Rows from a dataset of charts and code
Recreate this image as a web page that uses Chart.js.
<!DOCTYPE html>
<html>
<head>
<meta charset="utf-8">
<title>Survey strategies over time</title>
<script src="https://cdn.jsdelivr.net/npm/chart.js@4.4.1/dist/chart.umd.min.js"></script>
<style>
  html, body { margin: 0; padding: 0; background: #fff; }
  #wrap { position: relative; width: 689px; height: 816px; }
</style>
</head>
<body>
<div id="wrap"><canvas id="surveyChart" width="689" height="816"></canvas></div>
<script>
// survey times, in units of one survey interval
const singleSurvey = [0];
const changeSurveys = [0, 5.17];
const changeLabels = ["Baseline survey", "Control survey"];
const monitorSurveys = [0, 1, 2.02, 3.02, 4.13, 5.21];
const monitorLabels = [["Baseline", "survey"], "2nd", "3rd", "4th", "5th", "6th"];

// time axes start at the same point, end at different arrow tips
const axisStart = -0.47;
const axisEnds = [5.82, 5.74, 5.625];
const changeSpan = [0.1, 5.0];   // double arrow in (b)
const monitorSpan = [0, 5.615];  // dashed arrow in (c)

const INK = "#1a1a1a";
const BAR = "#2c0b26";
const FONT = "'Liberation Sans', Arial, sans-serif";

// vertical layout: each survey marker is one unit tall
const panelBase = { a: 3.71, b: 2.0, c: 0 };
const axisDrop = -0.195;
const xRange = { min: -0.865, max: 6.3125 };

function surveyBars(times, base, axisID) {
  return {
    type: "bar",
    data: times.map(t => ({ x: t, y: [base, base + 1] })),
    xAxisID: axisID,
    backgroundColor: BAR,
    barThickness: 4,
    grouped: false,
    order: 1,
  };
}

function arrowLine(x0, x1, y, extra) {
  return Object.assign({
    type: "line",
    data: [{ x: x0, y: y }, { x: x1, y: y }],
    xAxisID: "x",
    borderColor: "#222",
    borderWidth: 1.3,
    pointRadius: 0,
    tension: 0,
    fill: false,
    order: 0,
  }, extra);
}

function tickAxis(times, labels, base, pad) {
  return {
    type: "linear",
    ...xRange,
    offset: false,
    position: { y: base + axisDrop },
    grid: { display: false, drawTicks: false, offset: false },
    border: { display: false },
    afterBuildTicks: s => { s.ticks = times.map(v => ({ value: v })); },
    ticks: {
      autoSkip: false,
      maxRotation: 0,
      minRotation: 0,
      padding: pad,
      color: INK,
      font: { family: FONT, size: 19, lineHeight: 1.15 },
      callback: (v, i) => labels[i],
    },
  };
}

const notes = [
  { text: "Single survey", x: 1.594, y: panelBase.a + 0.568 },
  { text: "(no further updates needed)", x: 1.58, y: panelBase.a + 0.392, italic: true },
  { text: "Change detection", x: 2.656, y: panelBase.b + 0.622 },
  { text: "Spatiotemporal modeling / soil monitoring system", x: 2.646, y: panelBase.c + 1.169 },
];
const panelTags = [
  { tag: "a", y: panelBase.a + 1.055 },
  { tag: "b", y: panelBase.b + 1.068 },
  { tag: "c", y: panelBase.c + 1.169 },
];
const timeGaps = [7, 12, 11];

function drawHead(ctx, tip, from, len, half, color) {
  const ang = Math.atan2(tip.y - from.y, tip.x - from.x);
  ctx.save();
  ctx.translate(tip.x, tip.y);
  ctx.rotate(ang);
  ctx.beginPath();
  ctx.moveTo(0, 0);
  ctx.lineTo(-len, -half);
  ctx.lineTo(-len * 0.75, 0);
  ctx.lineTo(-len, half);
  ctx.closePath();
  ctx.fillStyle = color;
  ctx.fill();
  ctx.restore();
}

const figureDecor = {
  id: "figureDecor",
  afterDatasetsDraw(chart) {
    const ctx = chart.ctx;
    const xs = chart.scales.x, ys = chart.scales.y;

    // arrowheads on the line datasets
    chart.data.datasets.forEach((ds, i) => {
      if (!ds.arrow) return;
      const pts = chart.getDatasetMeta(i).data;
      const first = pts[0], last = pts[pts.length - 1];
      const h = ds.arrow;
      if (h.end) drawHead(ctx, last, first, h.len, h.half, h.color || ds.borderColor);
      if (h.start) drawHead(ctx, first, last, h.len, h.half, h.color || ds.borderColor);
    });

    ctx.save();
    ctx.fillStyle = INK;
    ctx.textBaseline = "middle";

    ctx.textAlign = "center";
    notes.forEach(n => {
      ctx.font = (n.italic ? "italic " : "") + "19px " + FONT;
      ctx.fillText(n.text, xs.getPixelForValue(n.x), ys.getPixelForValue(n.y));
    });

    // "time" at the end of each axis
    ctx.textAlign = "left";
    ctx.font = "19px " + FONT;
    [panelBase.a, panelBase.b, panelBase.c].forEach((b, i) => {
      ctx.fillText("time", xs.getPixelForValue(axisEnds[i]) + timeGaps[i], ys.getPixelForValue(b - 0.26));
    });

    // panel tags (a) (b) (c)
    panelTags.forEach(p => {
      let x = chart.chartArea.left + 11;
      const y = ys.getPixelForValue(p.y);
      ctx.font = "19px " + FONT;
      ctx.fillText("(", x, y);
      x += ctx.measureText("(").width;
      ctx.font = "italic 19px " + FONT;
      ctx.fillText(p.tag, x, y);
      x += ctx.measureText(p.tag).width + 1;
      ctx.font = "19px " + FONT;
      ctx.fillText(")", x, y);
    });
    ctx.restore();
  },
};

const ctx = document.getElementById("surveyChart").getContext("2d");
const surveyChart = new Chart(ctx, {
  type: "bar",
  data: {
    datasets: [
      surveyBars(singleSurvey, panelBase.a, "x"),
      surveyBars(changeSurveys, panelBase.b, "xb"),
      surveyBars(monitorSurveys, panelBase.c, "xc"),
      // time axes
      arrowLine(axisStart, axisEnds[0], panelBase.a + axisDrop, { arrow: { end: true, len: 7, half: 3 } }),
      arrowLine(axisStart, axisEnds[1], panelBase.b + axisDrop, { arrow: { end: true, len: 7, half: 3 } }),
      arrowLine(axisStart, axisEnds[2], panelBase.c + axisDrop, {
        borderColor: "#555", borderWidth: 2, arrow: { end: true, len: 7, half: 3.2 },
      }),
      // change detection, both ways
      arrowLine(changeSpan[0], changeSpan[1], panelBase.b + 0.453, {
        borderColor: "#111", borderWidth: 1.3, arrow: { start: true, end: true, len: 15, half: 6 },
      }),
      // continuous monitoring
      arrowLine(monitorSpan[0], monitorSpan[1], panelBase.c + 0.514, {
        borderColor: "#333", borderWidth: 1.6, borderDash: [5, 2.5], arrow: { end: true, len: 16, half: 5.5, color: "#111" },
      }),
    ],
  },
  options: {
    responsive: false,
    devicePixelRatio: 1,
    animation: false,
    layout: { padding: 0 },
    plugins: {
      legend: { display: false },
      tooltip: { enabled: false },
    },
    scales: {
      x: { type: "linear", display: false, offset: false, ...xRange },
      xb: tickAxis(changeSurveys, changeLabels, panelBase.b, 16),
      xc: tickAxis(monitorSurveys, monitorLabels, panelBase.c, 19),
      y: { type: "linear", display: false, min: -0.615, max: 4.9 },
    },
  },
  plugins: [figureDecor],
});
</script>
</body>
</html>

...

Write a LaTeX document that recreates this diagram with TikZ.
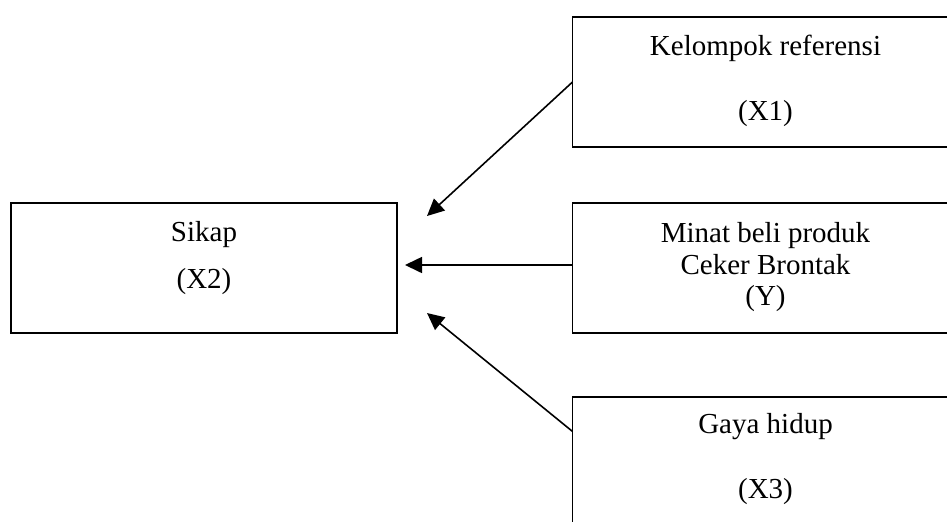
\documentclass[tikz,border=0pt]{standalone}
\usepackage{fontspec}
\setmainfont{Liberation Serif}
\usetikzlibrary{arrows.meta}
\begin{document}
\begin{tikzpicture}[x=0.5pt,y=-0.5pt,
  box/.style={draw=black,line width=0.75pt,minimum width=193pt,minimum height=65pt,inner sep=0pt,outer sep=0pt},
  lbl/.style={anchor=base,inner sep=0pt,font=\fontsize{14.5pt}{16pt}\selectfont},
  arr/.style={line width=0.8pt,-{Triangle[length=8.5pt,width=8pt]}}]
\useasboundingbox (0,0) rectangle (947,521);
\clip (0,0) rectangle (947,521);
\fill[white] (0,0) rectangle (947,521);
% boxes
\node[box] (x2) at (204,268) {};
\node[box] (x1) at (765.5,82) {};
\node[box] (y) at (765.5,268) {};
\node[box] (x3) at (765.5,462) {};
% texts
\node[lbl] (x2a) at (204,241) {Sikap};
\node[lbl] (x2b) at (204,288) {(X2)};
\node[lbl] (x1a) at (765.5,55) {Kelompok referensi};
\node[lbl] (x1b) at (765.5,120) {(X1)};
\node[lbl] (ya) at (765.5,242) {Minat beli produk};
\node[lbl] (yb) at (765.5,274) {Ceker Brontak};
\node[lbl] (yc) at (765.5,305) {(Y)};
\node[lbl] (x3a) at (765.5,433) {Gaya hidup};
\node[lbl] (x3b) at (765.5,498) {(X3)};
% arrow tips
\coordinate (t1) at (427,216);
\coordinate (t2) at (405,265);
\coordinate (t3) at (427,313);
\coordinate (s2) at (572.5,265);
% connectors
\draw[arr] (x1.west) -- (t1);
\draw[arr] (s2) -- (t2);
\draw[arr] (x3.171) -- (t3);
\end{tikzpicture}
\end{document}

---

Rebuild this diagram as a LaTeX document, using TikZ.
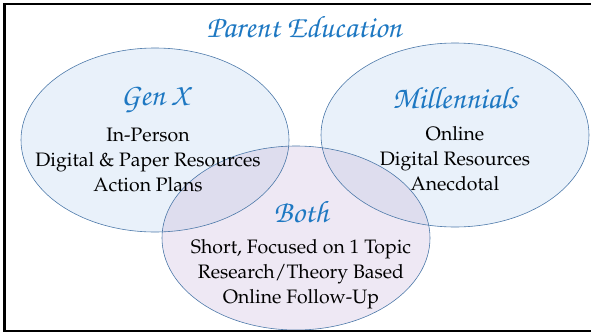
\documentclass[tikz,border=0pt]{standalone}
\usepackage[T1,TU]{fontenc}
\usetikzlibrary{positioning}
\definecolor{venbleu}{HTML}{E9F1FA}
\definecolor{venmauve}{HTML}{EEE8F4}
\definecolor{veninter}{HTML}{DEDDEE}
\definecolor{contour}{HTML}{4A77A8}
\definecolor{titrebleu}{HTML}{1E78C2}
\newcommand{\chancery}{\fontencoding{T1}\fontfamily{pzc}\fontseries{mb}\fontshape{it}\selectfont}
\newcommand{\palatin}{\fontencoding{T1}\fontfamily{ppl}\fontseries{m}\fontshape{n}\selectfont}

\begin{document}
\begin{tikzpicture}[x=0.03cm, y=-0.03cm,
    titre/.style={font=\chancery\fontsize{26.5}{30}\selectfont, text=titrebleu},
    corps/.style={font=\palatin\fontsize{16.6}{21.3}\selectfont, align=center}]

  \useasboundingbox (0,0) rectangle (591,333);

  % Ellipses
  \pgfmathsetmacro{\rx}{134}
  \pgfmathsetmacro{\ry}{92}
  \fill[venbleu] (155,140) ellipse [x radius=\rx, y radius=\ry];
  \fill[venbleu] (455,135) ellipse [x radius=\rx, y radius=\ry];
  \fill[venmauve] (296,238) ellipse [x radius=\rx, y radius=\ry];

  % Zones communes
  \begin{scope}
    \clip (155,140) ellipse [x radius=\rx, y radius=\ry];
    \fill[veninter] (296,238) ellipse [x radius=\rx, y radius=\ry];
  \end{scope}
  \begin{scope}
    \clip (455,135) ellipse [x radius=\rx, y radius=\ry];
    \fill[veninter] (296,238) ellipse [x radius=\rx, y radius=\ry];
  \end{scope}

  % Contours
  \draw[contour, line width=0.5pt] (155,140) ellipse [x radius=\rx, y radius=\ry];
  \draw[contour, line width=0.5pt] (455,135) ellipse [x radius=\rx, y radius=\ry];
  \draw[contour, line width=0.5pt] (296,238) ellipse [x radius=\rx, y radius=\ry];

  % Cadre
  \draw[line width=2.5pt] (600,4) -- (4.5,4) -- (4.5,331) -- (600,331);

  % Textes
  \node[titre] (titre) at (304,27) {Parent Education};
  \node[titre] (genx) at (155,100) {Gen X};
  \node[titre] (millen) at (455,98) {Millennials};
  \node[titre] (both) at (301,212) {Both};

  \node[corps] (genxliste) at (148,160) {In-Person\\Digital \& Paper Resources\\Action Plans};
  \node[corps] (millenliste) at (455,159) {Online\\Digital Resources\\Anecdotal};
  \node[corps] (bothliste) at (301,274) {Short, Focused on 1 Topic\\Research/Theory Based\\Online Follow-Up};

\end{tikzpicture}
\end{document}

» YOUR INSTRUCTIONS
Extract exactly, and only, the lines from the one with "Rebuild this diagram" to the one with "(0,0) rectangle (591,333);", both ends counted. Leave the images behind.

» RESPONSE BELOW
Rebuild this diagram as a LaTeX document, using TikZ.
\documentclass[tikz,border=0pt]{standalone}
\usepackage[T1,TU]{fontenc}
\usetikzlibrary{positioning}
\definecolor{venbleu}{HTML}{E9F1FA}
\definecolor{venmauve}{HTML}{EEE8F4}
\definecolor{veninter}{HTML}{DEDDEE}
\definecolor{contour}{HTML}{4A77A8}
\definecolor{titrebleu}{HTML}{1E78C2}
\newcommand{\chancery}{\fontencoding{T1}\fontfamily{pzc}\fontseries{mb}\fontshape{it}\selectfont}
\newcommand{\palatin}{\fontencoding{T1}\fontfamily{ppl}\fontseries{m}\fontshape{n}\selectfont}

\begin{document}
\begin{tikzpicture}[x=0.03cm, y=-0.03cm,
    titre/.style={font=\chancery\fontsize{26.5}{30}\selectfont, text=titrebleu},
    corps/.style={font=\palatin\fontsize{16.6}{21.3}\selectfont, align=center}]

  \useasboundingbox (0,0) rectangle (591,333);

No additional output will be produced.